- [Short problem]
Every line that includes the word "diagram" is to be listed.

- [Supplied records]

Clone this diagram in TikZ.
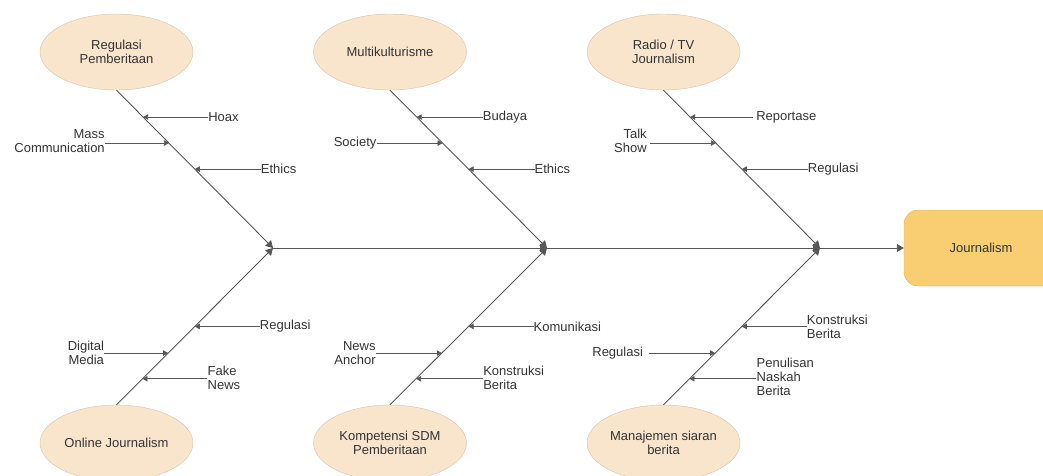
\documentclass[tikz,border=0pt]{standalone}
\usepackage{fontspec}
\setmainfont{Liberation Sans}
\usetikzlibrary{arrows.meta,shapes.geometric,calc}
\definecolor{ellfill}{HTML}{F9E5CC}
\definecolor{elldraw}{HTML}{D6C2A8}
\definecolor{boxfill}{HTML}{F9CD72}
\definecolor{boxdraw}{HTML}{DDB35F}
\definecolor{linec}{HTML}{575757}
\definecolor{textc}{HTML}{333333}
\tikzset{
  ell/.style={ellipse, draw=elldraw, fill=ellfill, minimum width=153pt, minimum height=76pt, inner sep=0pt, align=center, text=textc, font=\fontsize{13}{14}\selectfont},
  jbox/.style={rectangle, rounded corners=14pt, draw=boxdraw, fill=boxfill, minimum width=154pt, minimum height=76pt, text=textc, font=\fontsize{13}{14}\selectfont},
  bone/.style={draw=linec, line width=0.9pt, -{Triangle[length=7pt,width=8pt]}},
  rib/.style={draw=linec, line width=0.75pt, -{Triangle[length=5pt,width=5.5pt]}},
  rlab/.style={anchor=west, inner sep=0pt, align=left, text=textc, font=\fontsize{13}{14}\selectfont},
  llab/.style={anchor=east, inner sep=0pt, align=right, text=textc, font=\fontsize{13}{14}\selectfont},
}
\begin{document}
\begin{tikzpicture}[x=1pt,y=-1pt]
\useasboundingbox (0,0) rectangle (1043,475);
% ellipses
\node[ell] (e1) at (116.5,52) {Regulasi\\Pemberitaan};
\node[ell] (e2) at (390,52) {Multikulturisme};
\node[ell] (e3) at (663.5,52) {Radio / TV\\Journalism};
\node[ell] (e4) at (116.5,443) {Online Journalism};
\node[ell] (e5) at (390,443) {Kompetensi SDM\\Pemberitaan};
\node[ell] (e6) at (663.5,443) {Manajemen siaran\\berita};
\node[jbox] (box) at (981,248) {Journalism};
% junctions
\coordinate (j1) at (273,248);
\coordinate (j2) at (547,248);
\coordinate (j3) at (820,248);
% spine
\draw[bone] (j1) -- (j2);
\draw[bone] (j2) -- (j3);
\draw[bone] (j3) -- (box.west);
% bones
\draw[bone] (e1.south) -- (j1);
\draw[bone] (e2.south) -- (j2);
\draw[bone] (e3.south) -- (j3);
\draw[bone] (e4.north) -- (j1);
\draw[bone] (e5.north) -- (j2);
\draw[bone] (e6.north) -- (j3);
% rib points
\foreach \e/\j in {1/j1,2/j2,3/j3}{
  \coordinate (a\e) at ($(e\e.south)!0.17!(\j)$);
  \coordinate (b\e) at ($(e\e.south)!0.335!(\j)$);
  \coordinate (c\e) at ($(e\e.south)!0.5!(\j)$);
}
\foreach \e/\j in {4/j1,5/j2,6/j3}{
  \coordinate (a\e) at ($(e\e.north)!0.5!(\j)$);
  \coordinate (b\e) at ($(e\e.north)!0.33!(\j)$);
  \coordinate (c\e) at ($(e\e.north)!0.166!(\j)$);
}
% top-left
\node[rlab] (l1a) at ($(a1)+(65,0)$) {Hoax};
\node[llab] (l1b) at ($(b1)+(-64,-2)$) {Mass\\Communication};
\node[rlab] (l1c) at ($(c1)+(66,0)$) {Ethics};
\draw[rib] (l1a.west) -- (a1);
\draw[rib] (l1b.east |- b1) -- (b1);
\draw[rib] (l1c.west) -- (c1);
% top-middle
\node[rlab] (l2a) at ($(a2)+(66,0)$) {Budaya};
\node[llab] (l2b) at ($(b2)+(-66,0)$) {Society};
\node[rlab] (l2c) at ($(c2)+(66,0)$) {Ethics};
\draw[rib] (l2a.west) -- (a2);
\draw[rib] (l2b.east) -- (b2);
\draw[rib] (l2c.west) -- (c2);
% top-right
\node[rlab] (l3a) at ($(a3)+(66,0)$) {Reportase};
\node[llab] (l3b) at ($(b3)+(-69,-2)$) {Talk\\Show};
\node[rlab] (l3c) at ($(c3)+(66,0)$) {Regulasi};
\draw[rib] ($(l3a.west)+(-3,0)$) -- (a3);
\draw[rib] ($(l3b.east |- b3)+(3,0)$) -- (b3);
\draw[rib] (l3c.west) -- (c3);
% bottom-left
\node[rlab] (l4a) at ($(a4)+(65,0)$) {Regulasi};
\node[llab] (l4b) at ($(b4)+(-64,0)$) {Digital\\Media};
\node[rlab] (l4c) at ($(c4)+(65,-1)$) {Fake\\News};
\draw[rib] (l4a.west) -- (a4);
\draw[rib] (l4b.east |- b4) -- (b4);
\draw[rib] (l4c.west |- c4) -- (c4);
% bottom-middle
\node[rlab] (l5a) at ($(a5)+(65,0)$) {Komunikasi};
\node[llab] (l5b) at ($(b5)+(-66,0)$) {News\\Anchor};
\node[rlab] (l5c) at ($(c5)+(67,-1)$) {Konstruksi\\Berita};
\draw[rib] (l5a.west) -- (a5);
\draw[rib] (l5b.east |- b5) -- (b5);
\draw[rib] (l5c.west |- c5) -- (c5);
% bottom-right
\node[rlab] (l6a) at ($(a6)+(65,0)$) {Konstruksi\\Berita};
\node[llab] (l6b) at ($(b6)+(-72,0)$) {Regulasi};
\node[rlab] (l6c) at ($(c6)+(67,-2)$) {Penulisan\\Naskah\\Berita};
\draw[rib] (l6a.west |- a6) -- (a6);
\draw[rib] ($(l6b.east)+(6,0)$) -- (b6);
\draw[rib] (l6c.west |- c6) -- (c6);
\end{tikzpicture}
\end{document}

==

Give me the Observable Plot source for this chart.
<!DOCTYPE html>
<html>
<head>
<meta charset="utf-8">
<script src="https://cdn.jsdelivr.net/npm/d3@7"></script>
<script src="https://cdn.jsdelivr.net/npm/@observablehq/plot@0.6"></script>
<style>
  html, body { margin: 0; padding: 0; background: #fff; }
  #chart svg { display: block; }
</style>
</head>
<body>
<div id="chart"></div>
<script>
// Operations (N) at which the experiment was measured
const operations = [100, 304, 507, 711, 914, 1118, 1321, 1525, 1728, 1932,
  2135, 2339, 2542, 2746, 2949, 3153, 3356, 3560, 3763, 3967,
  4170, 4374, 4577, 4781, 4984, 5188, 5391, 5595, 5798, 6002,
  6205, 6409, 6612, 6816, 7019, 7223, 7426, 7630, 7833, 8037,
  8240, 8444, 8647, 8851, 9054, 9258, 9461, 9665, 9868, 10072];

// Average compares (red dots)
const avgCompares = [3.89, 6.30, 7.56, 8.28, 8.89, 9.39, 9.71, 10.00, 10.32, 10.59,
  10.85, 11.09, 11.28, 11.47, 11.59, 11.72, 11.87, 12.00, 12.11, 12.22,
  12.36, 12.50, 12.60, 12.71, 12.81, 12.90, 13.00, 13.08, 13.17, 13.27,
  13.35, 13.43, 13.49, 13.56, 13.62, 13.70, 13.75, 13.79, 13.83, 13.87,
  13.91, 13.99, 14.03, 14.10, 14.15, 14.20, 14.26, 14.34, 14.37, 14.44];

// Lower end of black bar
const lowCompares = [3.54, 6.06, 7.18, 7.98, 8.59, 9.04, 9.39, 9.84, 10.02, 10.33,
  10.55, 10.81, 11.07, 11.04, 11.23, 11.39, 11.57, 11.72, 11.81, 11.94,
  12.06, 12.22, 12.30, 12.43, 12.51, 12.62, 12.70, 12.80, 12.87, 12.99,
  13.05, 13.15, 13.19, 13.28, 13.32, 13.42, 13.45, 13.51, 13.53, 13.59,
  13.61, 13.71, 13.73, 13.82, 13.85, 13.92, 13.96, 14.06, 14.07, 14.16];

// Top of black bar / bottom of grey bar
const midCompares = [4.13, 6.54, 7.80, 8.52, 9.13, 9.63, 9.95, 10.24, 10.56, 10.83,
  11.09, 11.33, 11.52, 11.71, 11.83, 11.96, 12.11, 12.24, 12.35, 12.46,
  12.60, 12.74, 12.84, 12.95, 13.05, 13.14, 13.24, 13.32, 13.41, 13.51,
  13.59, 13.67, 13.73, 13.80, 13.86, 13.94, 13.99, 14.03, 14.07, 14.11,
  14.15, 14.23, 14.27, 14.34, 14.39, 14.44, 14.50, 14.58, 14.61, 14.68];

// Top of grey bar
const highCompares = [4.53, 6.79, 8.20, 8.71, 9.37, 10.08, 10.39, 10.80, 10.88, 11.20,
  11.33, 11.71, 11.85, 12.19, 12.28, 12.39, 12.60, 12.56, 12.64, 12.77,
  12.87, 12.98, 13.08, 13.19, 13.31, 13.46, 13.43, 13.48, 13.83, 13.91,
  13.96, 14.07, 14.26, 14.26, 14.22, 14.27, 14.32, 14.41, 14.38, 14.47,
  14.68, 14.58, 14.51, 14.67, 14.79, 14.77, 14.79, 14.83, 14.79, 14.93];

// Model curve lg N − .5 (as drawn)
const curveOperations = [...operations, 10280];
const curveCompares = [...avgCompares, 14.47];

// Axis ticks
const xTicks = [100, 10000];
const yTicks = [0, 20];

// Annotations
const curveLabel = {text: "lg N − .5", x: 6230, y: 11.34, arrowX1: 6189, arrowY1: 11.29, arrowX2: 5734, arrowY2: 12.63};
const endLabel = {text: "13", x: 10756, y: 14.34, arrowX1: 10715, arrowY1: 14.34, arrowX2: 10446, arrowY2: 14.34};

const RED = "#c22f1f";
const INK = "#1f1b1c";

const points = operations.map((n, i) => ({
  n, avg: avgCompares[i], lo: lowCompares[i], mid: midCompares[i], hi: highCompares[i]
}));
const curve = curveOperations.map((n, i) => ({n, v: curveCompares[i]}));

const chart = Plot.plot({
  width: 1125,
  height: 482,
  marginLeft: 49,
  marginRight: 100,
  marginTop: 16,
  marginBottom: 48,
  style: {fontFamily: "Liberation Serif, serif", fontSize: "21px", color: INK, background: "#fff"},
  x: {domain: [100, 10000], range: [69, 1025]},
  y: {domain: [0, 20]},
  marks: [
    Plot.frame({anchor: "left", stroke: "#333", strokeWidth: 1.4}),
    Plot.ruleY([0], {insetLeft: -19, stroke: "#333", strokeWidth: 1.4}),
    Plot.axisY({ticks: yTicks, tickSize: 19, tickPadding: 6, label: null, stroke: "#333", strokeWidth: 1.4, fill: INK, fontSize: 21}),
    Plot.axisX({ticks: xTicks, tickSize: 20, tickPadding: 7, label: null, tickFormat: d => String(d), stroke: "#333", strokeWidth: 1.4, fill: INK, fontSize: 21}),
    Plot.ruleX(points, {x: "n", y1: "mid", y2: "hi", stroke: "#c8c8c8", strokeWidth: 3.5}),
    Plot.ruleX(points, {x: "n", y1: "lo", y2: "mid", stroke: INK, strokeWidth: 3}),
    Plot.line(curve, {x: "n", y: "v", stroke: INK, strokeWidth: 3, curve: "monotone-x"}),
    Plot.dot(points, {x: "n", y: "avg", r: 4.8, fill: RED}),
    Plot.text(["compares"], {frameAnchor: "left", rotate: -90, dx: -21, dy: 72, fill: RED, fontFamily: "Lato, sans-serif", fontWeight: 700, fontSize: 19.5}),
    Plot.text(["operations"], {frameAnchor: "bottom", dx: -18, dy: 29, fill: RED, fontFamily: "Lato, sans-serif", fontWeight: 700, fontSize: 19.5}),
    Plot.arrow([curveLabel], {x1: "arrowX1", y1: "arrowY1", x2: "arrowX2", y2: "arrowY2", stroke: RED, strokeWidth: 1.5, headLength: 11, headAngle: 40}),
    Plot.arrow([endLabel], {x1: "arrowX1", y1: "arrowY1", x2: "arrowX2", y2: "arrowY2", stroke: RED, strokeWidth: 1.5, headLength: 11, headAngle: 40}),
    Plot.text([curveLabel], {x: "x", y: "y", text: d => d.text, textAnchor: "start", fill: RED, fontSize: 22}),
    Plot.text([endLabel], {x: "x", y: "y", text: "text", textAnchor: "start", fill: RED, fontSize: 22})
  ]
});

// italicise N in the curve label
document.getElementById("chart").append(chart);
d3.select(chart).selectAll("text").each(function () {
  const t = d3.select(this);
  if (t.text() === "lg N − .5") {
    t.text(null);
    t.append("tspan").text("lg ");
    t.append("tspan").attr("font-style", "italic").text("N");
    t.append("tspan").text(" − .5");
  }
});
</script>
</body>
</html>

--

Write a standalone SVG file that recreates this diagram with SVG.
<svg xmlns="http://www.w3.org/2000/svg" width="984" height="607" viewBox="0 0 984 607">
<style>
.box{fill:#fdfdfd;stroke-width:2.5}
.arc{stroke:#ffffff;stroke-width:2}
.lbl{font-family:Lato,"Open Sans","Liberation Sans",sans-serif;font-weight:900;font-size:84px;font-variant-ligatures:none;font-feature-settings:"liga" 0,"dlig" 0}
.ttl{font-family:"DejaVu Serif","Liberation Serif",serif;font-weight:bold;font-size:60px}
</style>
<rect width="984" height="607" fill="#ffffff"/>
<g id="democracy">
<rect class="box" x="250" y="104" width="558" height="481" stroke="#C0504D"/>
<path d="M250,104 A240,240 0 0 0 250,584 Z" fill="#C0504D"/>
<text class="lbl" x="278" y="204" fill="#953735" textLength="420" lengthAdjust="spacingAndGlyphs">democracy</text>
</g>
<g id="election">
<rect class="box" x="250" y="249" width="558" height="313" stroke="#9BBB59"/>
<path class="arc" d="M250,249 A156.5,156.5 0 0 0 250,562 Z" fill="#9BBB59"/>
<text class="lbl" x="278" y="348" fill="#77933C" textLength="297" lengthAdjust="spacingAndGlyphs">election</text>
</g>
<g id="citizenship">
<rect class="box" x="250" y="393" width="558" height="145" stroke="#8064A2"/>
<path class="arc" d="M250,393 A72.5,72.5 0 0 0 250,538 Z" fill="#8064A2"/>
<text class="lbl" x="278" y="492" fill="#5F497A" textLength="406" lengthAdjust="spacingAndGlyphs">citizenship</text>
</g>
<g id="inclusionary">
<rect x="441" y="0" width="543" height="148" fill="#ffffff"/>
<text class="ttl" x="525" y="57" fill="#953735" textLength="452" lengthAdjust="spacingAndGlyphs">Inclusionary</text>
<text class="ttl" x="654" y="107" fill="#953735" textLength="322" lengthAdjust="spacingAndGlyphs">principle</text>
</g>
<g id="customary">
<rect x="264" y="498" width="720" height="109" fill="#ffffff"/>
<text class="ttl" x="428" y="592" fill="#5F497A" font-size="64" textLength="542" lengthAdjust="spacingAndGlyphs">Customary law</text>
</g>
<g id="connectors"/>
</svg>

- [Written response]
Clone this diagram in TikZ.
Write a standalone SVG file that recreates this diagram with SVG.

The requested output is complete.